"We will spend £16M of capital in 2012," said head of manufacturing Mike Parsons. "What we are looking to do is replace processes across the entire Weetabix estate."
Parsons joined 18 months ago from Heinz, having been involved in its continuous improvement (CI) roll-out. He hired lean consultancy Lauras International to analyse performance and advise on areas at Weetabix that could be enhanced. The results of this helped the firm win the Company of the Year title at Food Manufacture's 2011 Food Manufacturing Excellence Awards.
Operations engineers
Weetabix has dubbed its CI process 'Performance Through People' and is rolling that out now. Building on that, it has teamed up with Competitive Capabilities International, a global operations and manufacturing management consultancy, to implement its TRACC CI system at all its sites.
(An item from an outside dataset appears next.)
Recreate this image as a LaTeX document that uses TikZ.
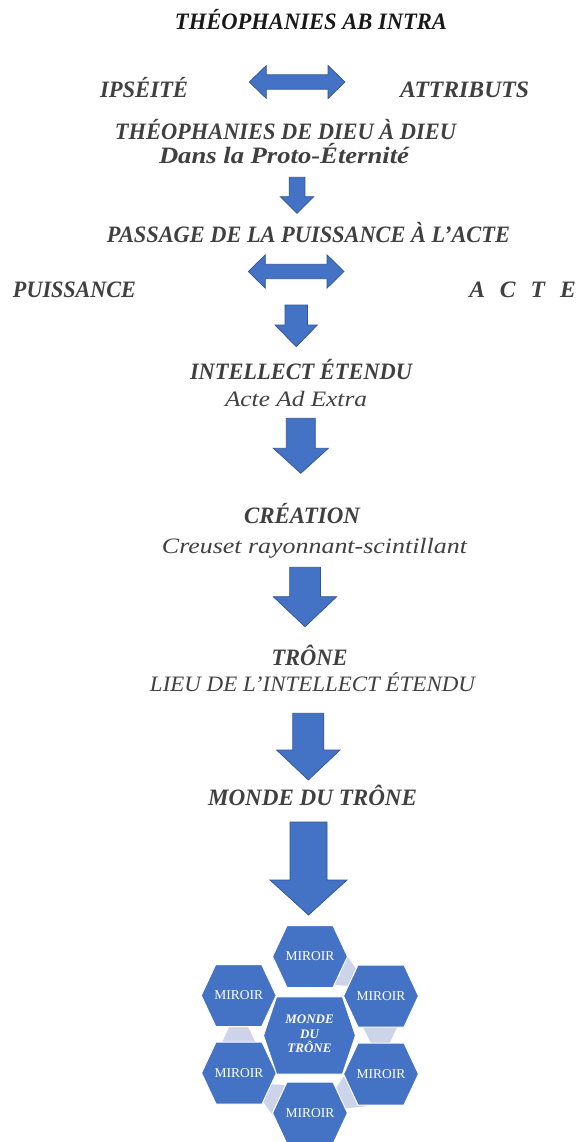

The system covers most of the underpinning practices required to operate a manufacturing unit, from environmental operations to asset care. A multi-disciplined team of operations engineers assess the current state against a staged model of best practice and then formulate an improvement plan.
11 manufacturing units
Weetabix, whose brands include Alpen, Weetabix and Oatibix, has eight plants in Burton Latimer, two in Corby, Northamptonshire, and one at Ashton-under-Lyne, Tameside. "We complete the first initiation phase at the end of February, when these 11 manufacturing units will have gone live," said Parsons. "We are seeing benefits already. Overall equipment effectiveness is lifting."
Initial progress at the Burton Latimer Weetabix Minis plant has raised output by 25%. The Minis team is targeting a further 15% rise there in 2012, enabled by their Performance Through People plan.